With this gift, 16 positions in the Department of Athletics and Recreation have been endowed during The Call to Lead campaign. Endowments generate vital annual income to address a sport’s most pressing needs, including competitive salaries, team travel, recruiting expenses, and equipment, and they support other departmental priorities that benefit all sports at Dartmouth. Philanthropic support of Athletics enhances the competitiveness of Big Green teams and expands leadership-learning opportunities for students.
“My sincere thanks to Laurie and Peter for their generosity and leadership,” says Interim Director of Athletics and Recreation Peter Roby ’79. “Their gift is an acknowledgement of the impact that coaches can have. Endowed gifts give our programs certainty to plan ahead with full knowledge that resources will be available when needed.”
Maglathlin, who won more than 100 tennis matches at Dartmouth, was a recipient of the Kenneth Archibald Prize, Dartmouth’s highest athletic honor, awarded annually to the member of the graduating class who has been the best all-around athlete, with regard also given to “moral worth and high standing in scholarship.” President and CEO of MBI, Inc., a consumer products company, he is forever grateful to Kenfield, who coached the men’s tennis team from 1967 to 1983.
“I showed up as a timid freshman trying out for the tennis team, and John Kenfield was like a father figure to me,” says Maglathlin. “He took me under his wing and told me I could be a really good tennis player. He had more confidence in me than I did, and without his guidance I wouldn’t have been nearly as competitive as I was on that team for those four years.”
Kinyon, who came to Dartmouth in 1980 to coach squash, succeeded Kenfield as tennis coach and led the men’s team to its first Ivy League championship in 1993 and its second in 1997. He retired in 2010.
“Chuck raised the bar of excellence for Dartmouth tennis,” says Maglathlin, who as a young alumnus first met the future Dartmouth coach while Kinyon was the tennis pro at Dublin Lake Club. They played as doubles partners in several tournaments and have remained close friends.
“I’m incredibly honored. When Peter called me to say he was naming this position in honor of John and me, I was flabbergasted,” says Kinyon. He adds that the program’s need for financial support has never been greater as competition has heightened over the years. For example, as tennis has become a global sport, coaches today need to recruit internationally to find the right mix of talented players who will coalesce and become teammates.

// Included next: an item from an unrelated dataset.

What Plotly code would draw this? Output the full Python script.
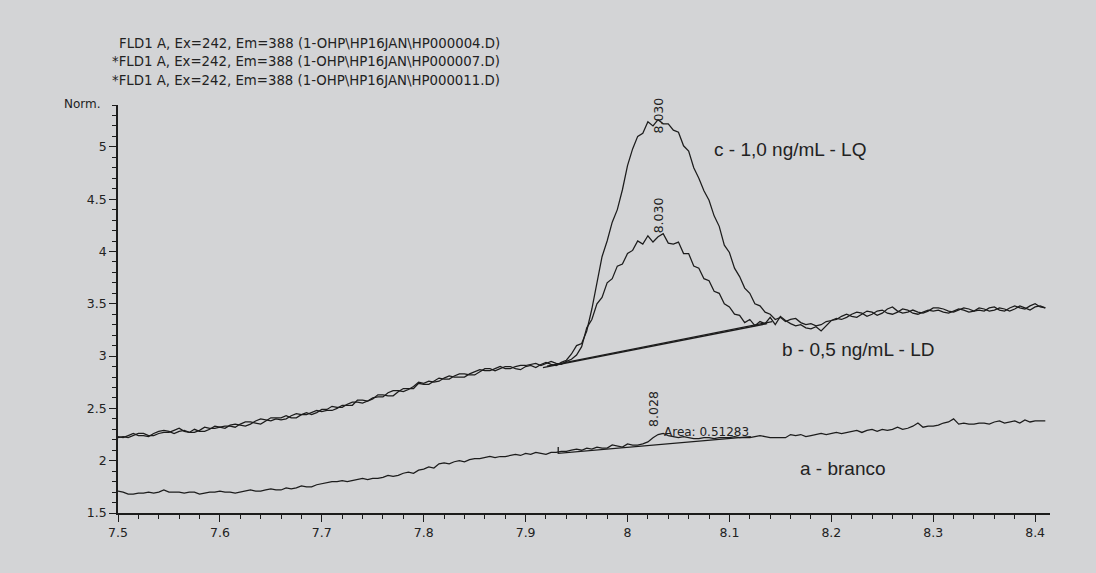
import numpy as np
import plotly.graph_objects as go

# retention time grid (min): 7.500 .. 8.410, step 0.005
RT_START = 7.5
RT_STEP = 0.005

# a - branco (blank)
trace_a = (
    [1.71, 1.70, 1.68, 1.68, 1.69, 1.69, 1.70, 1.69, 1.70, 1.72, 1.70, 1.70, 1.70, 1.69, 1.70, 1.70, 1.68, 1.69, 1.70, 1.70, 1.71]
    + [1.70, 1.70, 1.69, 1.70, 1.71, 1.72, 1.71, 1.71, 1.72, 1.73, 1.72, 1.72, 1.74, 1.73, 1.74, 1.76, 1.75, 1.75, 1.77, 1.78]
    + [1.79, 1.80, 1.80, 1.81, 1.80, 1.81, 1.82, 1.83, 1.82, 1.83, 1.83, 1.84, 1.86, 1.85, 1.86, 1.88, 1.89, 1.88, 1.91, 1.92]
    + [1.94, 1.93, 1.97, 1.98, 1.97, 1.99, 2.00, 1.99, 2.01, 2.02, 2.02, 2.03, 2.04, 2.03, 2.04, 2.04, 2.05, 2.06, 2.05, 2.07]
    + [2.06, 2.08, 2.07, 2.06, 2.08, 2.08, 2.09, 2.09, 2.10, 2.11, 2.10, 2.12, 2.11, 2.13, 2.12, 2.12, 2.15, 2.14, 2.13, 2.16]
    + [2.15, 2.15, 2.16, 2.18, 2.22, 2.25, 2.26, 2.24, 2.23, 2.22, 2.23, 2.22, 2.21, 2.21, 2.22, 2.22, 2.21, 2.22, 2.22, 2.22]
    + [2.23, 2.22, 2.22, 2.22, 2.23, 2.24, 2.23, 2.22, 2.22, 2.22, 2.22, 2.25, 2.24, 2.25, 2.23, 2.24, 2.25, 2.26, 2.25, 2.26]
    + [2.27, 2.26, 2.27, 2.28, 2.29, 2.27, 2.29, 2.30, 2.28, 2.30, 2.29, 2.30, 2.32, 2.30, 2.31, 2.33, 2.36, 2.32, 2.33, 2.33]
    + [2.34, 2.36, 2.37, 2.40, 2.35, 2.36, 2.35, 2.35, 2.36, 2.36, 2.35, 2.37, 2.38, 2.36, 2.37, 2.38, 2.36, 2.39, 2.37, 2.38, 2.38, 2.38]
)

# b - 0,5 ng/mL - LD
trace_b = (
    [2.22, 2.23, 2.22, 2.24, 2.26, 2.26, 2.24, 2.24, 2.26, 2.27, 2.27, 2.29, 2.31, 2.28, 2.27, 2.30, 2.28, 2.28, 2.30, 2.33, 2.32]
    + [2.33, 2.33, 2.32, 2.35, 2.37, 2.37, 2.36, 2.35, 2.38, 2.41, 2.41, 2.41, 2.43, 2.41, 2.41, 2.44, 2.46, 2.44, 2.46, 2.49]
    + [2.49, 2.52, 2.51, 2.51, 2.54, 2.56, 2.56, 2.55, 2.57, 2.60, 2.61, 2.61, 2.65, 2.67, 2.67, 2.66, 2.68, 2.71, 2.75, 2.74]
    + [2.76, 2.75, 2.76, 2.79, 2.81, 2.80, 2.80, 2.80, 2.83, 2.85, 2.87, 2.86, 2.86, 2.88, 2.90, 2.88, 2.88, 2.90, 2.91, 2.91]
    + [2.92, 2.93, 2.91, 2.93, 2.95, 2.93, 2.92, 2.95, 2.97, 3.01, 3.09, 3.27, 3.35, 3.50, 3.56, 3.70, 3.74, 3.86, 3.88, 3.98]
    + [4.01, 4.10, 4.07, 4.15, 4.09, 4.14, 4.17, 4.08, 4.07, 4.09, 3.98, 3.98, 3.86, 3.84, 3.74, 3.72, 3.62, 3.60, 3.50, 3.47]
    + [3.40, 3.39, 3.32, 3.35, 3.29, 3.33, 3.31, 3.37, 3.30, 3.38, 3.34, 3.31, 3.29, 3.30, 3.27, 3.26, 3.28, 3.24, 3.29, 3.34]
    + [3.35, 3.38, 3.40, 3.38, 3.37, 3.40, 3.43, 3.42, 3.39, 3.41, 3.45, 3.47, 3.43, 3.41, 3.42, 3.44, 3.42, 3.41, 3.43, 3.46]
    + [3.46, 3.45, 3.43, 3.42, 3.44, 3.46, 3.45, 3.43, 3.44, 3.43, 3.46, 3.47, 3.44, 3.43, 3.46, 3.48, 3.46, 3.45, 3.48, 3.50, 3.47, 3.46]
)

# c - 1,0 ng/mL - LQ
trace_c = (
    [2.23, 2.22, 2.24, 2.26, 2.24, 2.24, 2.23, 2.26, 2.28, 2.29, 2.28, 2.26, 2.28, 2.29, 2.27, 2.27, 2.29, 2.32, 2.31, 2.31, 2.32]
    + [2.31, 2.34, 2.35, 2.34, 2.33, 2.35, 2.38, 2.40, 2.39, 2.38, 2.40, 2.39, 2.40, 2.43, 2.45, 2.44, 2.44, 2.46, 2.48, 2.47]
    + [2.48, 2.48, 2.50, 2.53, 2.53, 2.53, 2.58, 2.58, 2.57, 2.59, 2.63, 2.63, 2.62, 2.62, 2.66, 2.69, 2.69, 2.69, 2.74, 2.73]
    + [2.73, 2.76, 2.79, 2.78, 2.78, 2.81, 2.83, 2.83, 2.82, 2.82, 2.85, 2.88, 2.88, 2.86, 2.88, 2.90, 2.90, 2.88, 2.87, 2.90]
    + [2.91, 2.89, 2.92, 2.94, 2.92, 2.91, 2.94, 2.96, 3.02, 3.10, 3.12, 3.24, 3.45, 3.70, 3.95, 4.10, 4.28, 4.40, 4.59, 4.82]
    + [4.98, 5.10, 5.13, 5.24, 5.20, 5.26, 5.22, 5.22, 5.16, 5.14, 5.01, 4.96, 4.80, 4.70, 4.58, 4.49, 4.34, 4.24, 4.06, 3.99]
    + [3.84, 3.76, 3.65, 3.60, 3.50, 3.48, 3.42, 3.40, 3.35, 3.37, 3.33, 3.35, 3.36, 3.32, 3.30, 3.31, 3.29, 3.30, 3.33, 3.34]
    + [3.36, 3.35, 3.37, 3.40, 3.42, 3.41, 3.38, 3.40, 3.43, 3.44, 3.41, 3.40, 3.42, 3.45, 3.44, 3.41, 3.40, 3.42, 3.44, 3.43]
    + [3.44, 3.42, 3.41, 3.43, 3.45, 3.44, 3.42, 3.43, 3.46, 3.45, 3.43, 3.44, 3.46, 3.45, 3.43, 3.45, 3.48, 3.46, 3.44, 3.47, 3.48, 3.46]
)

# integration baselines (start / end points)
base_a_x = [7.932, 7.932, 8.121]
base_a_y = [2.13, 2.07, 2.23]
base_b_x = [7.917, 8.137]
base_b_y = [2.89, 3.31]
base_c_x = [7.921, 8.142]
base_c_y = [2.905, 3.33]

# peak retention-time labels
peak_rt = ["8.028", "8.030", "8.030"]
peak_x = [8.026, 8.030, 8.030]
peak_y = [2.495, 4.346, 5.30]

area_text = "Area: 0.51283"
header_lines = [
    "FLD1 A, Ex=242, Em=388 (1-OHP\\HP16JAN\\HP000004.D)",
    "*FLD1 A, Ex=242, Em=388 (1-OHP\\HP16JAN\\HP000007.D)",
    "*FLD1 A, Ex=242, Em=388 (1-OHP\\HP16JAN\\HP000011.D)",
]
series_labels = ["a - branco", "b - 0,5 ng/mL - LD", "c - 1,0 ng/mL - LQ"]

W, H = 1096, 573
L, R, T, B = 118, 1050, 105, 513
BG = "#d3d4d6"
INK = "#1c1c1c"
TXT = "#222222"


def rt_axis(vals):
    return np.round(RT_START + RT_STEP * np.arange(len(vals)), 3)


def pxx(xp):
    return (xp - L) / (R - L)


def pxy(yp):
    return (B - yp) / (B - T)


fig = go.Figure()
for vals in (trace_a, trace_b, trace_c):
    fig.add_trace(go.Scatter(x=rt_axis(vals), y=vals, mode="lines",
                             line=dict(color=INK, width=1.25), hoverinfo="skip"))
for bx, by in ((base_a_x, base_a_y), (base_b_x, base_b_y), (base_c_x, base_c_y)):
    fig.add_trace(go.Scatter(x=bx, y=by, mode="lines",
                             line=dict(color=INK, width=1.3), hoverinfo="skip"))

ann = []
for i, line in enumerate(header_lines):
    ann.append(dict(text=line, xref="paper", yref="paper", x=pxx(502), y=pxy([43, 62, 80][i]),
                    xanchor="right", yanchor="middle", showarrow=False,
                    font=dict(family="DejaVu Sans", size=13.3, color=TXT)))
ann.append(dict(text="Norm.", xref="paper", yref="paper", x=pxx(103), y=pxy(104),
                xanchor="right", yanchor="middle", showarrow=False,
                font=dict(family="DejaVu Sans", size=12, color=TXT)))
for t, x, y in zip(peak_rt, peak_x, peak_y):
    ann.append(dict(text=t, x=x, y=y, textangle=-90, xanchor="center", yanchor="middle",
                    showarrow=False, font=dict(family="DejaVu Sans", size=12.5, color=TXT)))
ann.append(dict(text=area_text, x=8.034, y=2.27, xanchor="left", yanchor="middle",
                showarrow=False, font=dict(family="DejaVu Sans", size=12, color=TXT)))
for t, x, y in zip(series_labels, [8.1673, 8.1497, 8.083], [1.927, 3.063, 4.97]):
    ann.append(dict(text=t, x=x, y=y, xanchor="left", yanchor="middle", showarrow=False,
                    font=dict(family="Liberation Sans", size=19, color=TXT)))

axis_common = dict(showline=True, linecolor=INK, linewidth=1.5, showgrid=False, zeroline=False,
                   ticks="outside", ticklen=7, tickwidth=1.3, tickcolor=INK,
                   tickfont=dict(family="DejaVu Sans", size=12.5, color=TXT))

fig.update_layout(
    width=W, height=H,
    margin=dict(l=L, r=W - R, t=T, b=H - B, pad=0),
    paper_bgcolor=BG, plot_bgcolor=BG,
    showlegend=False,
    annotations=ann,
    xaxis=dict(range=[7.5, 8.4146], tick0=7.5, dtick=0.1,
               minor=dict(dtick=0.02, ticks="outside", ticklen=4, tickcolor=INK, tickwidth=1),
               **axis_common),
    yaxis=dict(range=[1.5, 5.40], tick0=1.5, dtick=0.5,
               minor=dict(dtick=0.1, ticks="outside", ticklen=4, tickcolor=INK, tickwidth=1),
               **axis_common),
)

fig.write_html(
    "out.html",
    config={"displayModeBar": False},
    post_script="document.body.style.margin='0';document.body.style.background='%s';"
                "document.documentElement.style.background='%s';" % (BG, BG),
)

“One of the major challenges of coaching collegiate tennis at this level is that most of the players you’re recruiting have never played on a team,” says Kinyon. “Many of these young men have been playing in tournaments on their own since they’ve been nine or ten years old. You have to teach, mentor, and cajole players to be part of a team, which is challenging. It’s different than most sports.”
Maglathlin also has a personal connection to the current men’s head coach, Xander Centenari ’13. A friend of Centenari’s uncle, Maglathlin was one of the first people to congratulate Centenari when he committed to Dartmouth in 2009, and as a member of the Friends of Dartmouth Tennis advisory board for many years, the two have been in regular touch.
“Peter has been an important part of my journey at every stage, and I couldn’t be more grateful for what he’s done,” says Centenari, the first John Kenfield and Chuck Kinyon Head Coach of Men’s Tennis. “In the Ivy League and beyond, there are a ton of great tennis programs out there. It’s becoming harder and harder to separate yourself from the competition because top players are looking at a number of schools. This endowment is going to help us immediately and benefit the program for generations.”
“I showed up as a timid freshman trying out for the tennis team, and John Kenfield was like a father figure to me. He took me under his wing and told me I could be a really good tennis player."